INFORMATION SUPPLIED »

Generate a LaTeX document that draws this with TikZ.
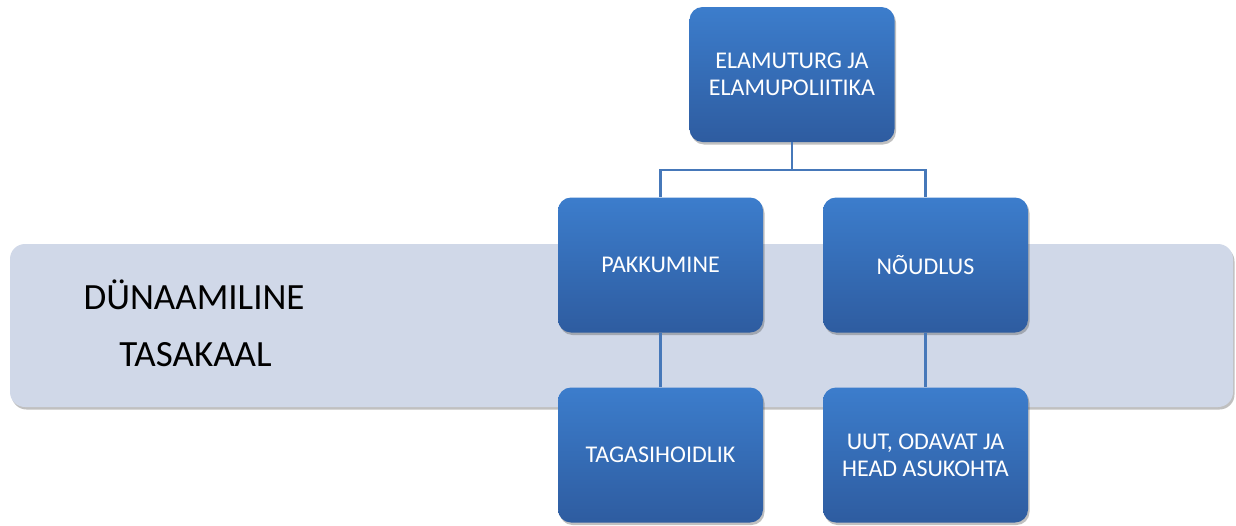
\documentclass[tikz,border=0pt]{standalone}
\usepackage{fontspec}
\setmainfont{Carlito}
\usetikzlibrary{shadows}
\definecolor{boxtop}{RGB}{60,125,204}
\definecolor{boxbot}{RGB}{46,92,160}
\definecolor{bandfill}{RGB}{208,216,232}
\definecolor{linkcol}{RGB}{70,120,185}
\tikzset{
  boxnode/.style={rectangle, rounded corners=13pt, minimum width=205pt, minimum height=135pt,
    top color=boxtop, bottom color=boxbot, draw=none, text=white, align=center,
    font=\fontsize{24pt}{27pt}\selectfont, inner sep=0pt,
    drop shadow={shadow xshift=1.5pt, shadow yshift=-2.5pt, opacity=0.35, fill=black!70}},
  bandbox/.style={rounded corners=15pt, fill=bandfill,
    drop shadow={shadow xshift=1.5pt, shadow yshift=-2.5pt, opacity=0.35, fill=black!70}},
  bandtext/.style={anchor=base, inner sep=0pt, font=\fontsize{37pt}{44pt}\selectfont, text=black},
  link/.style={draw=linkcol, line width=2.4pt}
}
\begin{document}
\begin{tikzpicture}[x=1pt, y=-1pt]
\useasboundingbox (0,0) rectangle (1236,525);
\fill[white] (0,0) rectangle (1236,525);
\path[bandbox] (10,244) rectangle (1233,407);
\node[bandtext] (dyn1) at (194,309) {DÜNAAMILINE};
\node[bandtext] (dyn2) at (195.5,366) {TASAKAAL};
\node[boxnode] (top) at (792,74.5) {ELAMUTURG JA\\ELAMUPOLIITIKA};
\node[boxnode] (pak) at (660.5,265) {PAKKUMINE};
\node[boxnode] (nou) at (925.5,265) {NÕUDLUS};
\node[boxnode] (tag) at (660.5,455) {TAGASIHOIDLIK};
\node[boxnode] (uut) at (925.5,455) {UUT, ODAVAT JA\\HEAD ASUKOHTA};
\coordinate (split) at (792,170);
\draw[link] (top.south) -- (split) -| (pak.north);
\draw[link] (split) -| (nou.north);
\draw[link] (pak.south) -- (tag.north);
\draw[link] (nou.south) -- (uut.north);
\end{tikzpicture}
\end{document}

THE EXERCISE »
Without including any pictures, print all of the material exactly as given.

WRITTEN ANSWER »
Generate a LaTeX document that draws this with TikZ.
\documentclass[tikz,border=0pt]{standalone}
\usepackage{fontspec}
\setmainfont{Carlito}
\usetikzlibrary{shadows}
\definecolor{boxtop}{RGB}{60,125,204}
\definecolor{boxbot}{RGB}{46,92,160}
\definecolor{bandfill}{RGB}{208,216,232}
\definecolor{linkcol}{RGB}{70,120,185}
\tikzset{
  boxnode/.style={rectangle, rounded corners=13pt, minimum width=205pt, minimum height=135pt,
    top color=boxtop, bottom color=boxbot, draw=none, text=white, align=center,
    font=\fontsize{24pt}{27pt}\selectfont, inner sep=0pt,
    drop shadow={shadow xshift=1.5pt, shadow yshift=-2.5pt, opacity=0.35, fill=black!70}},
  bandbox/.style={rounded corners=15pt, fill=bandfill,
    drop shadow={shadow xshift=1.5pt, shadow yshift=-2.5pt, opacity=0.35, fill=black!70}},
  bandtext/.style={anchor=base, inner sep=0pt, font=\fontsize{37pt}{44pt}\selectfont, text=black},
  link/.style={draw=linkcol, line width=2.4pt}
}
\begin{document}
\begin{tikzpicture}[x=1pt, y=-1pt]
\useasboundingbox (0,0) rectangle (1236,525);
\fill[white] (0,0) rectangle (1236,525);
\path[bandbox] (10,244) rectangle (1233,407);
\node[bandtext] (dyn1) at (194,309) {DÜNAAMILINE};
\node[bandtext] (dyn2) at (195.5,366) {TASAKAAL};
\node[boxnode] (top) at (792,74.5) {ELAMUTURG JA\\ELAMUPOLIITIKA};
\node[boxnode] (pak) at (660.5,265) {PAKKUMINE};
\node[boxnode] (nou) at (925.5,265) {NÕUDLUS};
\node[boxnode] (tag) at (660.5,455) {TAGASIHOIDLIK};
\node[boxnode] (uut) at (925.5,455) {UUT, ODAVAT JA\\HEAD ASUKOHTA};
\coordinate (split) at (792,170);
\draw[link] (top.south) -- (split) -| (pak.north);
\draw[link] (split) -| (nou.north);
\draw[link] (pak.south) -- (tag.north);
\draw[link] (nou.south) -- (uut.north);
\end{tikzpicture}
\end{document}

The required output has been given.